El 17 de agosto de 1850, a las tres de la tarde, se extinguía en la villa de Boulogne Sur-Mer, en Francia, la vida del general don José de San Martín. En el ostracismo -¿elegido o impuesto?-, lejos de estas tierras que ayudó a liberar, expiraba uno de los dos grandes libertadores del continente.
Después de galopar la llanura, de ir desfilando por los senderos rocosos, de recostarse contra las mesetas del macizo andino, de oler la sangre fresca de jinetes y cabalgaduras destrozados por la metralla sorpresiva; después de caminar bajo ese cielo estrellado de la pampa que nunca termina; después de todo ese ir y volver de resoluciones burocráticas nacidas en los despachos ciudadanos, San Martín pidió paz.
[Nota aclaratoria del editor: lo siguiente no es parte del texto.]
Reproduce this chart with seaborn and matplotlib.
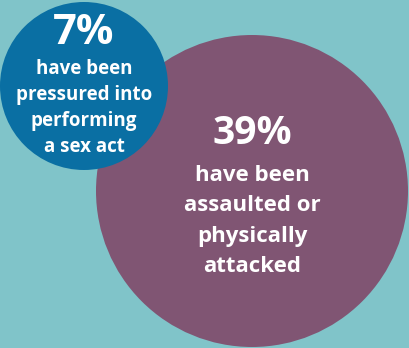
import matplotlib
matplotlib.use("Agg")
import matplotlib.pyplot as plt
import seaborn as sns
import pandas as pd

# Data
percent_values = [39, 7]
percent_labels = ["39%", "7%"]
descriptions = [
    "have been\nassaulted or\nphysically\nattacked",
    "have been\npressured into\nperforming\na sex act",
]

# Layout (pixel coordinates) and styles
centers_x = [252, 84]
centers_y = [191, 86]
diam_px = [312, 168]
colors = ["#805573", "#0A6FA3"]
bg = "#80C4C9"

sns.set_theme(style="white")
plt.rcParams["font.family"] = ["Open Sans", "DejaVu Sans"]

DPI = 100
fig = plt.figure(figsize=(4.09, 3.48), dpi=DPI, facecolor=bg)
ax = fig.add_axes([0, 0, 1, 1])
ax.set_facecolor(bg)

df = pd.DataFrame({
    "x": centers_x, "y": centers_y, "value": percent_values,
    "label": percent_labels, "desc": descriptions,
})
sizes_pt2 = [(d * 72 / DPI) ** 2 for d in diam_px]
sns.scatterplot(data=df, x="x", y="y", hue="label", palette=dict(zip(percent_labels, colors)),
                size="value", sizes=(min(sizes_pt2), max(sizes_pt2)),
                linewidth=0, legend=False, ax=ax, zorder=2)

ax.set_xlim(0, 409)
ax.set_ylim(348, 0)
ax.axis("off")

# Texts
title_sizes = [28, 30]
title_y = [133, 34]
desc_sizes = [16, 13.5]
desc_y = [221, 108]
line_sp = [1.6, 1.42]
for i in range(len(df)):
    ax.text(df.x[i], title_y[i], df.label[i], ha="center", va="center", color="white",
            fontsize=title_sizes[i], fontweight="bold", zorder=5)
    ax.text(df.x[i], desc_y[i], df.desc[i], ha="center", va="center", color="white",
            fontsize=desc_sizes[i], fontweight="bold", linespacing=line_sp[i], zorder=5)

fig.savefig("out.png", dpi=DPI, facecolor=bg)
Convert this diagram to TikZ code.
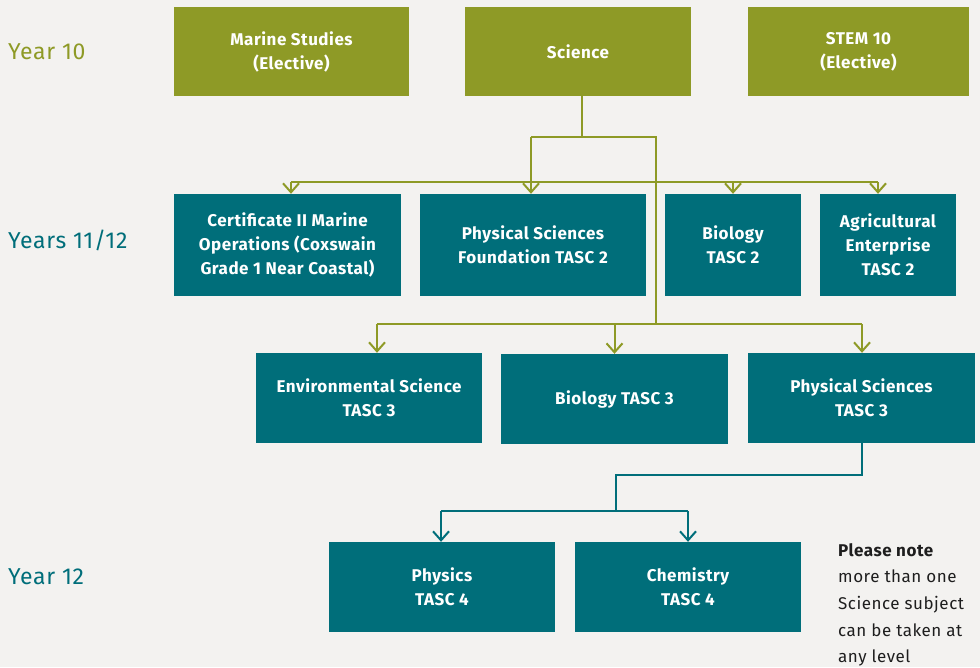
\documentclass[tikz,border=0pt]{standalone}
\usepackage{fontspec}
\setmainfont{Fira Sans}[LetterSpace=3]
\usetikzlibrary{arrows.meta}
\definecolor{yrolive}{HTML}{8E9A26}
\definecolor{yrteal}{HTML}{006E7A}
\definecolor{bg}{HTML}{F3F2F0}
\definecolor{notetext}{HTML}{1E1E1E}

\begin{document}
\begin{tikzpicture}[x=1pt, y=-1pt, >={Straight Barb[length=9pt,width=16pt,line width=2pt]}]
\tikzstyle{box} = [rectangle, inner sep=0pt, align=center, text=white, font=\bfseries\fontsize{17}{24}\selectfont]
\tikzstyle{gbox} = [box, fill=yrolive]
\tikzstyle{tbox} = [box, fill=yrteal]
\tikzstyle{year} = [anchor=west, inner sep=0pt, font=\fontsize{23}{26}\selectfont]
\tikzstyle{oline} = [draw=yrolive, line width=2pt]
\tikzstyle{tline} = [draw=yrteal, line width=2pt]
\fill[bg] (0,0) rectangle (980,667);
\useasboundingbox (0,0) rectangle (980,667);
\node[year, text=yrolive] (y10) at (8,52) {Year 10};
\node[year, text=yrteal] (y11) at (8,240) {Years 11/12};
\node[year, text=yrteal] (y12) at (8,577) {Year 12};
\node[gbox, minimum width=235pt, minimum height=89pt] (ms) at (291.5,51.5) {Marine Studies\\(Elective)};
\node[gbox, minimum width=226pt, minimum height=89pt] (sci) at (578,51.5) {Science};
\node[gbox, minimum width=221pt, minimum height=89pt] (stem) at (858.5,51.5) {STEM 10\\(Elective)};
\node[tbox, minimum width=227pt, minimum height=102pt] (cert) at (287.5,245) {Certificate II Marine\\Operations (Coxswain\\Grade 1 Near Coastal)};
\node[tbox, minimum width=226pt, minimum height=102pt] (psf) at (533,245) {Physical Sciences\\Foundation TASC 2};
\node[tbox, minimum width=136pt, minimum height=102pt] (bio2) at (733,245) {Biology\\TASC 2};
\node[tbox, minimum width=136pt, minimum height=102pt] (agri) at (888,245) {Agricultural\\Enterprise\\TASC 2};
\node[tbox, minimum width=226pt, minimum height=90pt] (env) at (369,398) {Environmental Science\\TASC 3};
\node[tbox, minimum width=227pt, minimum height=90pt] (bio3) at (614.5,399) {Biology TASC 3};
\node[tbox, minimum width=227pt, minimum height=90pt] (ps3) at (861.5,398) {Physical Sciences\\TASC 3};
\node[tbox, minimum width=226pt, minimum height=90pt] (phy) at (442,587) {Physics\\TASC 4};
\node[tbox, minimum width=226pt, minimum height=90pt] (chem) at (688,587) {Chemistry\\TASC 4};
\node[anchor=north west, inner sep=0pt, align=left, text=notetext, font=\fontsize{17}{26.7}\selectfont] (note) at (838,543) {\textbf{Please note}\\more than one\\Science subject\\can be taken at\\any level};
\coordinate (a1) at (531,137);
\coordinate (a2) at (656,137);
\coordinate (b1) at (291,182);
\coordinate (b2) at (878,182);
\coordinate (c1) at (377,324);
\coordinate (c2) at (656,324);
\coordinate (c3) at (862,324);
\coordinate (d1) at (862,475);
\coordinate (d2) at (616,475);
\coordinate (e1) at (441,511);
\coordinate (e2) at (688,511);
\draw[oline] ([xshift=4pt]sci.south) -- ([xshift=4pt]sci.south |- a1);
\draw[oline] (a1) -- (a2) -- (c2);
\draw[oline] (b1) -- (b2);
\draw[oline, ->] (a1) -- (a1 |- psf.north);
\draw[oline, ->] (b1) -- (b1 |- cert.north);
\draw[oline, ->] (bio2.north |- b1) -- (bio2.north);
\draw[oline, ->] (b2) -- (b2 |- agri.north);
\draw[oline] (c1) -- (c3);
\draw[oline, ->] (c1) -- (c1 |- env.north);
\draw[oline, ->] (bio3.north |- c1) -- (bio3.north);
\draw[oline, ->] (c3) -- (c3 |- ps3.north);
\draw[tline] (ps3.south -| d1) -- (d1) -- (d2) -- (d2 |- e1);
\draw[tline] (e1) -- (e2);
\draw[tline, ->] (e1) -- (e1 |- phy.north);
\draw[tline, ->] (e2) -- (e2 |- chem.north);
\end{tikzpicture}
\end{document}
Paz para los tiempos de paz; paz para esta tierra irredenta; paz para sembrar, para levantar poblados, para formar familias y para criar hijos que sean la nueva simiente.
Los ciudadanos, herederos de su legado, también queremos vivir en paz, sin inseguridad, sin violencia, sin injusticias.
Como hacedores de nuestro destino, solo nosotros, aunándonos en el intento, somos los que podemos lograr esa paz que pedía San Martín.